Short problem
Go through the listing below and gather every line with the word "chart".

Provided records
>>>

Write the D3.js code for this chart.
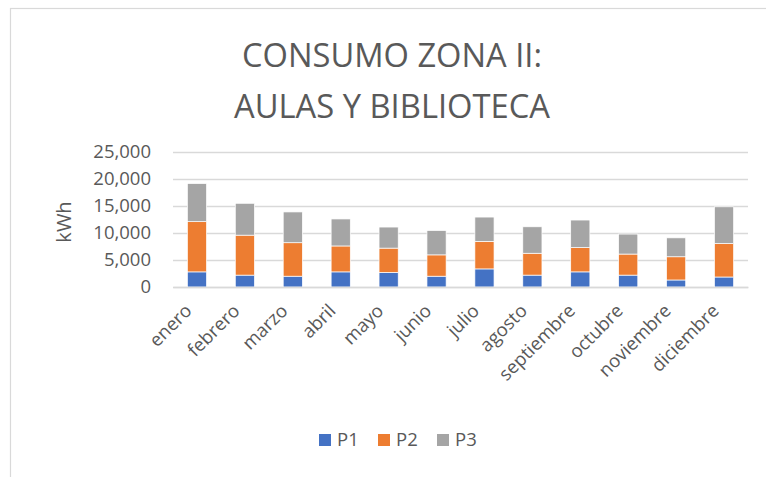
<!DOCTYPE html>
<html>
<head>
<meta charset="utf-8">
<script src="https://cdn.jsdelivr.net/npm/d3@7"></script>
<style>
  body { margin: 0; background: #fff; }
  text { font-family: "Open Sans", "Noto Sans", sans-serif; fill: #595959; }
</style>
</head>
<body>
<div id="chart"></div>
<script>
var months = ["enero", "febrero", "marzo", "abril", "mayo", "junio", "julio", "agosto", "septiembre", "octubre", "noviembre", "diciembre"];
var p1 = [2800, 2200, 2000, 2800, 2700, 2000, 3350, 2200, 2800, 2200, 1300, 1850];
var p2 = [9300, 7400, 6200, 4800, 4500, 3950, 5100, 4050, 4500, 3900, 4300, 6200];
var p3 = [7050, 5900, 5700, 5000, 3900, 4500, 4500, 4900, 5100, 3700, 3500, 6800];
var seriesNames = ["P1", "P2", "P3"];
var yTicks = [0, 5000, 10000, 15000, 20000, 25000];

var width = 766, height = 477;
var margin = {top: 152, right: 18, bottom: 190, left: 173};
var innerW = width - margin.left - margin.right,
    innerH = height - margin.top - margin.bottom;

var svg = d3.select("#chart")
    .append("svg")
    .attr("width", width)
    .attr("height", height);

// outer frame
svg.append("rect")
    .attr("x", 10.5)
    .attr("y", 8.5)
    .attr("width", width)
    .attr("height", height)
    .style("fill", "none")
    .style("stroke", "#d9d9d9")
    .style("stroke-width", 1.2);

// title
var title = svg.append("text")
    .attr("text-anchor", "middle")
    .style("font-size", "33px");
title.append("tspan").attr("x", 392).attr("y", 67).attr("textLength", 300).attr("lengthAdjust", "spacingAndGlyphs").text("CONSUMO ZONA II:");
title.append("tspan").attr("x", 392).attr("y", 118).attr("textLength", 316).attr("lengthAdjust", "spacingAndGlyphs").text("AULAS Y BIBLIOTECA");

var g = svg.append("g")
    .attr("transform", "translate(" + margin.left + "," + margin.top + ")");

var x = d3.scaleBand()
    .domain(months)
    .range([0, innerW])
    .paddingInner(0.6)
    .paddingOuter(0.3);

var y = d3.scaleLinear()
    .domain([0, 25000])
    .range([innerH, 0]);

var color = d3.scaleOrdinal()
    .domain(seriesNames)
    .range(["#4472c4", "#ed7d31", "#a5a5a5"]);

// gridlines
g.append("g")
    .attr("class", "grid")
    .call(d3.axisLeft(y).tickValues(yTicks).tickSize(-innerW).tickFormat(""))
    .call(function(s) {
        s.select(".domain").remove();
        s.selectAll("line").style("stroke", "#d9d9d9").style("stroke-width", 1.5);
    });

// y tick labels
g.append("g")
    .call(d3.axisLeft(y).tickValues(yTicks).tickSize(0).tickPadding(22).tickFormat(d3.format(",")))
    .call(function(s) {
        s.select(".domain").remove();
        s.selectAll("text").style("font-size", "18.5px").style("fill", "#595959");
    });

// y axis label
svg.append("text")
    .attr("transform", "translate(71,222) rotate(-90)")
    .attr("text-anchor", "middle")
    .style("font-size", "20px")
    .text("kWh");

// stacked bars
var table = months.map(function(m, i) {
    return {month: m, P1: p1[i], P2: p2[i], P3: p3[i]};
});
var stacked = d3.stack().keys(seriesNames)(table);

g.selectAll(".series")
    .data(stacked)
    .enter().append("g")
    .attr("class", "series")
    .style("fill", function(d) { return color(d.key); })
    .selectAll("rect")
    .data(function(d) { return d; })
    .enter().append("rect")
        .attr("x", function(d) { return x(d.data.month); })
        .attr("y", function(d) { return y(d[1]); })
        .attr("width", x.bandwidth())
        .attr("height", function(d) { return y(d[0]) - y(d[1]); })
        .style("stroke", "#ffffff")
        .style("stroke-width", 0.7);

// x axis baseline + labels
g.append("g")
    .attr("transform", "translate(0," + innerH + ")")
    .call(d3.axisBottom(x).tickSize(0).tickPadding(0))
    .call(function(s) {
        s.select(".domain").style("stroke", "#d9d9d9").style("stroke-width", 1.5);
        s.selectAll("text")
            .style("font-size", "18.5px")
            .style("fill", "#595959")
            .style("text-anchor", "end")
            .attr("dy", null)
            .attr("y", 0)
            .attr("transform", "translate(-4,25) rotate(-45)");
    });

// legend
var legend = svg.selectAll(".legend")
    .data(seriesNames)
    .enter().append("g")
    .attr("class", "legend")
    .attr("transform", function(d, i) { return "translate(" + (319 + i * 59) + ",434)"; });

legend.append("rect")
    .attr("width", 12)
    .attr("height", 12)
    .style("fill", color);

legend.append("text")
    .attr("x", 18)
    .attr("y", 12)
    .style("font-size", "18.5px")
    .text(function(d) { return d; });
</script>
</body>
</html>
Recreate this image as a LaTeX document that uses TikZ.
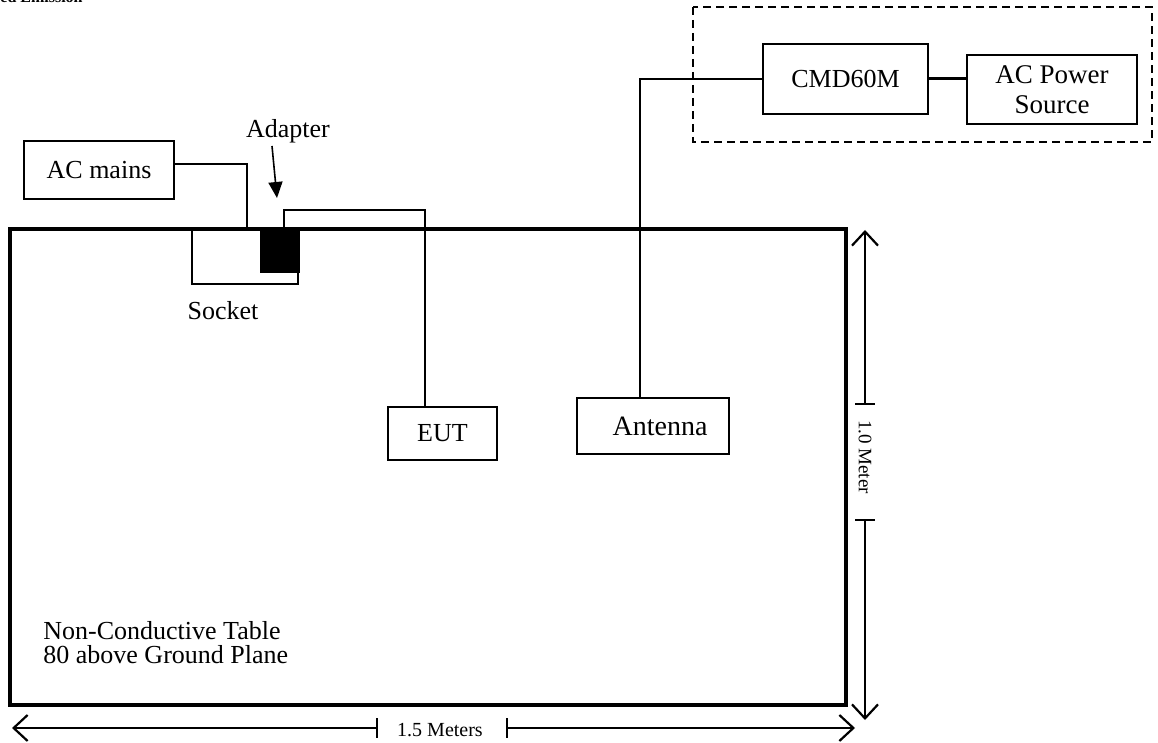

<<<

The solution
Write the D3.js code for this chart.
<div id="chart"></div>
var svg = d3.select("#chart")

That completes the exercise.